Objective:
Reproduce each line of the material exactly, minus any picture.

** start Stored data **

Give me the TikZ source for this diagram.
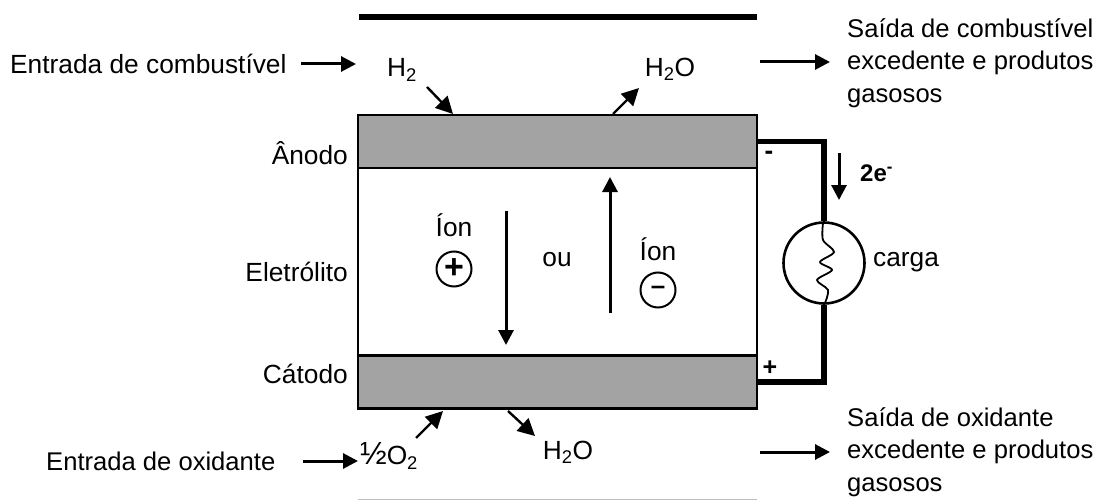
\documentclass[tikz,border=0pt]{standalone}
\usepackage{fontspec}
\setmainfont{Liberation Sans}
\usetikzlibrary{arrows.meta}
\colorlet{electrodecolor}{black!36}
\tikzset{
    label text/.style = {inner sep=0pt, font=\fontsize{26.3}{32}\selectfont},
    outlet text/.style = {inner sep=0pt, anchor=west, align=left, font=\fontsize{25.6}{32.5}\selectfont},
    bold text/.style = {inner sep=0pt, font=\fontsize{#1}{30}\selectfont\bfseries},
    flow/.style = {-{Triangle[length=15pt, width=15pt]}, line width=3pt},
    small flow/.style = {-{Triangle[length=17pt, width=17pt]}, line width=2.4pt},
    electrode/.style = {rectangle, draw, line width=2.2pt, fill=electrodecolor, minimum width=399, minimum height=53},
    wire/.style = {line width=5.5pt, line join=miter},
    ion/.style = {circle, draw, line width=2pt, minimum size=35, inner sep=0pt}
}

\begin{document}
\begin{tikzpicture}[x=1pt, y=-1pt]
        \useasboundingbox (0, 0) rectangle (1100, 500);
        % draw cell body
        \node[rectangle, draw, line width=2.2pt, minimum width=399, minimum height=293] (electrolyte) at (557.5, 262) {};
        \node[electrode] (anode) at (557.5, 141.5) {};
        \node[electrode] (cathode) at (557.5, 382) {};
        % draw plates above and below
        \coordinate (top a) at (359, 17);
        \coordinate (top b) at (757, 17);
        \coordinate (bottom a) at (358, 499);
        \coordinate (bottom b) at (757, 499);
        \draw[line width=5.5pt] (top a) -- (top b);
        \draw[black!25, line width=1pt] (bottom a) -- (bottom b);
        % draw left labels
        \foreach \y/\name/\ltext in {153/anodelabel/Ânodo, 272/electrolytelabel/Eletrólito, 374/cathodelabel/Cátodo}
            \node[label text, anchor=east] (\name) at (348, \y) {\ltext};
        % draw gas labels
        \node[label text, anchor=west] (fuelin) at (10, 64) {Entrada de combustível};
        \node[label text, anchor=west, font=\fontsize{25.6}{32}\selectfont] (oxin) at (46, 461) {Entrada de oxidante};
        \node[label text] (h2) at (402, 70) {H\textsubscript{2}};
        \node[label text] (h2o top) at (670, 69) {H\textsubscript{2}O};
        \node[label text] (h2o bottom) at (568, 452) {H\textsubscript{2}O};
        \node[label text] (o2) at (389, 456) {{\fontsize{32}{32}\selectfont ½}O\textsubscript{2}};
        % draw outlet labels
        \node[outlet text] (fuelout) at (847, 63)
            {Saída de combustível\\excedente e produtos\\gasosos};
        \node[outlet text] (oxout) at (847, 452)
            {Saída de oxidante\\excedente e produtos\\gasosos};
        % draw gas arrows
        \coordinate (fuel a) at (301, 64);
        \coordinate (fuel b) at (356, 64);
        \coordinate (ox a) at (303, 461);
        \coordinate (ox b) at (358, 461);
        \coordinate (fuelout a) at (760, 62);
        \coordinate (fuelout b) at (830, 62);
        \coordinate (oxout a) at (760, 452);
        \coordinate (oxout b) at (830, 452);
        \foreach \a/\b in {fuel a/fuel b, ox a/ox b, fuelout a/fuelout b, oxout a/oxout b}
            \draw[flow] (\a) -- (\b);
        \coordinate (h2 a) at (427, 87);
        \coordinate (h2 b) at (453, 114);
        \coordinate (h2o a) at (613, 114);
        \coordinate (h2o b) at (639, 88);
        \coordinate (o2 a) at (416, 438);
        \coordinate (o2 b) at (443, 411);
        \coordinate (water a) at (508, 411);
        \coordinate (water b) at (535, 436);
        \foreach \a/\b in {h2 a/h2 b, h2o a/h2o b, o2 a/o2 b, water a/water b}
            \draw[small flow] (\a) -- (\b);
        % draw ions
        \node[label text] (ion plus text) at (454, 225) {Íon};
        \node[ion, bold text=34] (ion plus) at (454, 269) {+};
        \node[label text] (ion minus text) at (658, 249) {Íon};
        \node[ion, bold text=26] (ion minus) at (658, 290) {--};
        \node[label text] (or) at (557, 260) {ou};
        \coordinate (down a) at (506, 211);
        \coordinate (down b) at (506, 345);
        \coordinate (up a) at (610, 313);
        \coordinate (up b) at (610, 177);
        \draw[flow] (down a) -- (down b);
        \draw[flow] (up a) -- (up b);
        % draw load and wires
        \node[circle, draw, line width=2.6pt, minimum size=81, inner sep=0pt] (load) at (824, 263) {};
        \draw[wire] (anode.east) -| (load.north);
        \draw[wire] (load.south) |- (cathode.east);
        \draw[line width=1.8pt] plot[smooth] coordinates {(823, 223) (823, 240) (834, 252) (820, 262) (832, 270) (817, 280) (828, 290) (825, 303)};
        \node[label text, anchor=west] (loadlabel) at (873, 262) {carga};
        % draw electron flow
        \coordinate (electron a) at (839, 153);
        \coordinate (electron b) at (839, 200);
        \draw[flow] (electron a) -- (electron b);
        \node[bold text=24, anchor=west] (electron) at (860, 173) {2e\textsuperscript{-}};
        \node[bold text=26] (minus) at (769, 155) {-};
        \node[bold text=25] (plus) at (770, 368) {+};
\end{tikzpicture}
\end{document}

** end Stored data **

Solution for this exercise:
Give me the TikZ source for this diagram.
\documentclass[tikz,border=0pt]{standalone}
\usepackage{fontspec}
\setmainfont{Liberation Sans}
\usetikzlibrary{arrows.meta}
\colorlet{electrodecolor}{black!36}
\tikzset{
    label text/.style = {inner sep=0pt, font=\fontsize{26.3}{32}\selectfont},
    outlet text/.style = {inner sep=0pt, anchor=west, align=left, font=\fontsize{25.6}{32.5}\selectfont},
    bold text/.style = {inner sep=0pt, font=\fontsize{#1}{30}\selectfont\bfseries},
    flow/.style = {-{Triangle[length=15pt, width=15pt]}, line width=3pt},
    small flow/.style = {-{Triangle[length=17pt, width=17pt]}, line width=2.4pt},
    electrode/.style = {rectangle, draw, line width=2.2pt, fill=electrodecolor, minimum width=399, minimum height=53},
    wire/.style = {line width=5.5pt, line join=miter},
    ion/.style = {circle, draw, line width=2pt, minimum size=35, inner sep=0pt}
}

\begin{document}
\begin{tikzpicture}[x=1pt, y=-1pt]
        \useasboundingbox (0, 0) rectangle (1100, 500);
        % draw cell body
        \node[rectangle, draw, line width=2.2pt, minimum width=399, minimum height=293] (electrolyte) at (557.5, 262) {};
        \node[electrode] (anode) at (557.5, 141.5) {};
        \node[electrode] (cathode) at (557.5, 382) {};
        % draw plates above and below
        \coordinate (top a) at (359, 17);
        \coordinate (top b) at (757, 17);
        \coordinate (bottom a) at (358, 499);
        \coordinate (bottom b) at (757, 499);
        \draw[line width=5.5pt] (top a) -- (top b);
        \draw[black!25, line width=1pt] (bottom a) -- (bottom b);
        % draw left labels
        \foreach \y/\name/\ltext in {153/anodelabel/Ânodo, 272/electrolytelabel/Eletrólito, 374/cathodelabel/Cátodo}
            \node[label text, anchor=east] (\name) at (348, \y) {\ltext};
        % draw gas labels
        \node[label text, anchor=west] (fuelin) at (10, 64) {Entrada de combustível};
        \node[label text, anchor=west, font=\fontsize{25.6}{32}\selectfont] (oxin) at (46, 461) {Entrada de oxidante};
        \node[label text] (h2) at (402, 70) {H\textsubscript{2}};
        \node[label text] (h2o top) at (670, 69) {H\textsubscript{2}O};
        \node[label text] (h2o bottom) at (568, 452) {H\textsubscript{2}O};
        \node[label text] (o2) at (389, 456) {{\fontsize{32}{32}\selectfont ½}O\textsubscript{2}};
        % draw outlet labels
        \node[outlet text] (fuelout) at (847, 63)
            {Saída de combustível\\excedente e produtos\\gasosos};
        \node[outlet text] (oxout) at (847, 452)
            {Saída de oxidante\\excedente e produtos\\gasosos};
        % draw gas arrows
        \coordinate (fuel a) at (301, 64);
        \coordinate (fuel b) at (356, 64);
        \coordinate (ox a) at (303, 461);
        \coordinate (ox b) at (358, 461);
        \coordinate (fuelout a) at (760, 62);
        \coordinate (fuelout b) at (830, 62);
        \coordinate (oxout a) at (760, 452);
        \coordinate (oxout b) at (830, 452);
        \foreach \a/\b in {fuel a/fuel b, ox a/ox b, fuelout a/fuelout b, oxout a/oxout b}
            \draw[flow] (\a) -- (\b);
        \coordinate (h2 a) at (427, 87);
        \coordinate (h2 b) at (453, 114);
        \coordinate (h2o a) at (613, 114);
        \coordinate (h2o b) at (639, 88);
        \coordinate (o2 a) at (416, 438);
        \coordinate (o2 b) at (443, 411);
        \coordinate (water a) at (508, 411);
        \coordinate (water b) at (535, 436);
        \foreach \a/\b in {h2 a/h2 b, h2o a/h2o b, o2 a/o2 b, water a/water b}
            \draw[small flow] (\a) -- (\b);
        % draw ions
        \node[label text] (ion plus text) at (454, 225) {Íon};
        \node[ion, bold text=34] (ion plus) at (454, 269) {+};
        \node[label text] (ion minus text) at (658, 249) {Íon};
        \node[ion, bold text=26] (ion minus) at (658, 290) {--};
        \node[label text] (or) at (557, 260) {ou};
        \coordinate (down a) at (506, 211);
        \coordinate (down b) at (506, 345);
        \coordinate (up a) at (610, 313);
        \coordinate (up b) at (610, 177);
        \draw[flow] (down a) -- (down b);
        \draw[flow] (up a) -- (up b);
        % draw load and wires
        \node[circle, draw, line width=2.6pt, minimum size=81, inner sep=0pt] (load) at (824, 263) {};
        \draw[wire] (anode.east) -| (load.north);
        \draw[wire] (load.south) |- (cathode.east);
        \draw[line width=1.8pt] plot[smooth] coordinates {(823, 223) (823, 240) (834, 252) (820, 262) (832, 270) (817, 280) (828, 290) (825, 303)};
        \node[label text, anchor=west] (loadlabel) at (873, 262) {carga};
        % draw electron flow
        \coordinate (electron a) at (839, 153);
        \coordinate (electron b) at (839, 200);
        \draw[flow] (electron a) -- (electron b);
        \node[bold text=24, anchor=west] (electron) at (860, 173) {2e\textsuperscript{-}};
        \node[bold text=26] (minus) at (769, 155) {-};
        \node[bold text=25] (plus) at (770, 368) {+};
\end{tikzpicture}
\end{document}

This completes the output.